Author: Arnold Robbins
Publisher: Prentice Hall, 2004
Aimed at: Programmers wanting to master the basics of Linux
Pros: Clear, readable and about the fundamentals
Cons: Not about the problems that confront most Linux programmers today
Reviewed by: Harry Fairhead
I find myself programming with Linux in mind more and more frequently and so any book that promises to teach how to do it is of interest. However Arnold Robins’ book isn’t quite what you might expect. It really is about the fundamentals and as such it is something of a time warp. All the programs are written in C and the main topic of the book is using the basic Linux API calls. It covers topics such as memory management, file I/O, processes, signals and so on.
It reads very much like a book on classic Unix programming from the days long before GUI interfaces and graphics. It’s all very readable and the examples are clear an understandable. Unix 7 source code is used as illustration and for anyone familiar with old fashioned Linux, Unix or even MS-DOS programming this reinforces the feeling of dropping back into a previous era.
Despite this the real question is – is there anything worth learning in a book of this sort? The answer all depends on what you aspire to. If you want to get inside Linux and write ground-breaking programs then you need to work at this level, tedious though it is.
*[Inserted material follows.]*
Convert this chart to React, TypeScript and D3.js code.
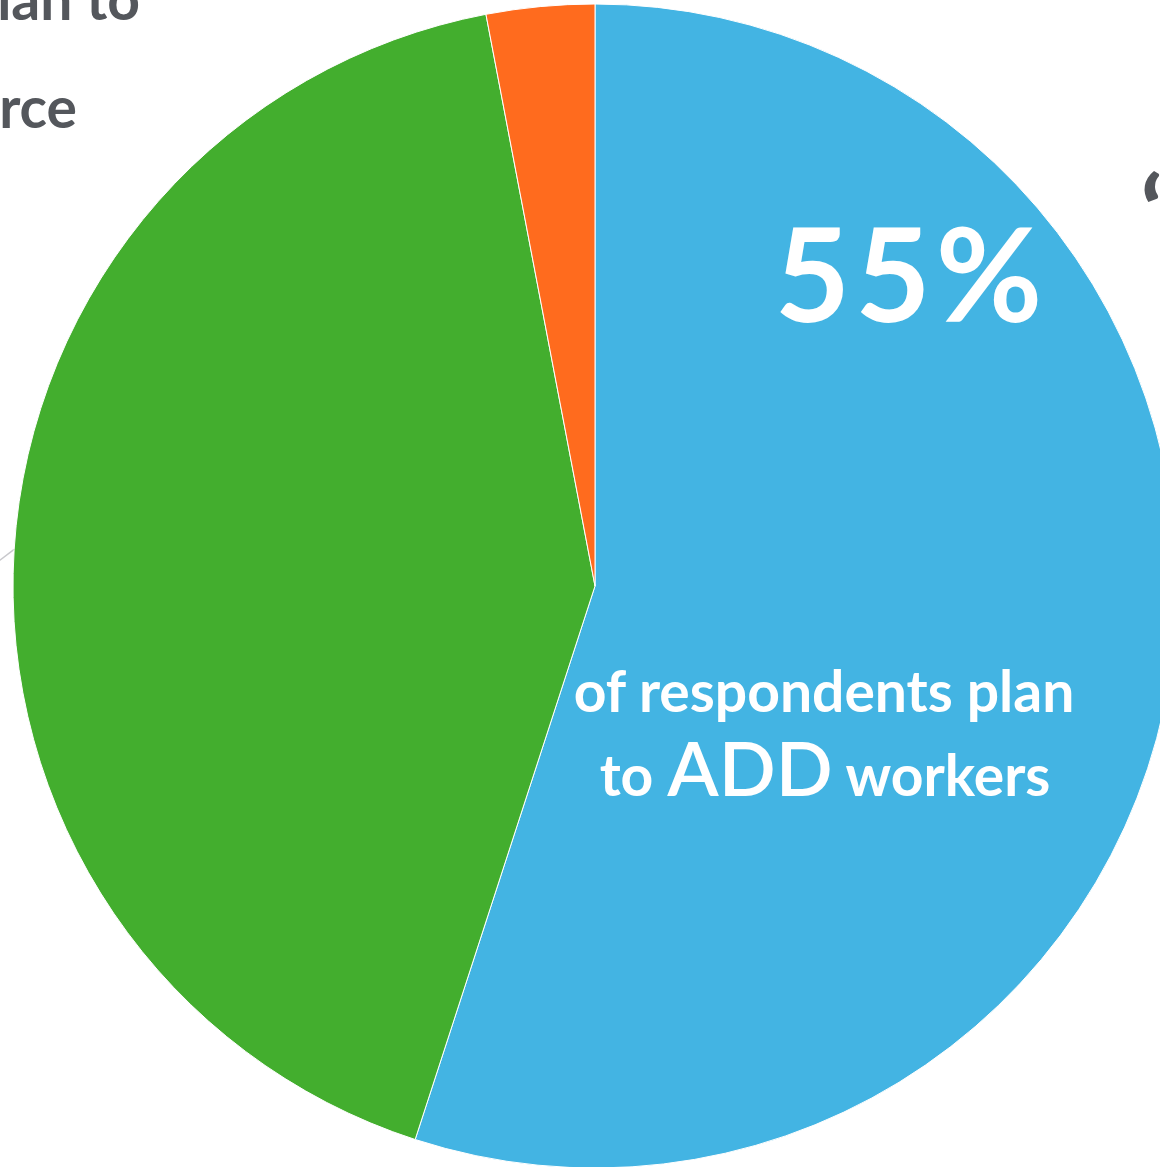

If you want to write applications then you can probably skip this material and look at Java, Mono or some alternative higher-level language approach. Even if you do master everything in this book it’s still a very small first step because you will have to find out about the Linux GUI interfaces, such as Gnome, before you produce anything really useful.
A classic or old-fashioned approach to Linux programming depending on your point of view.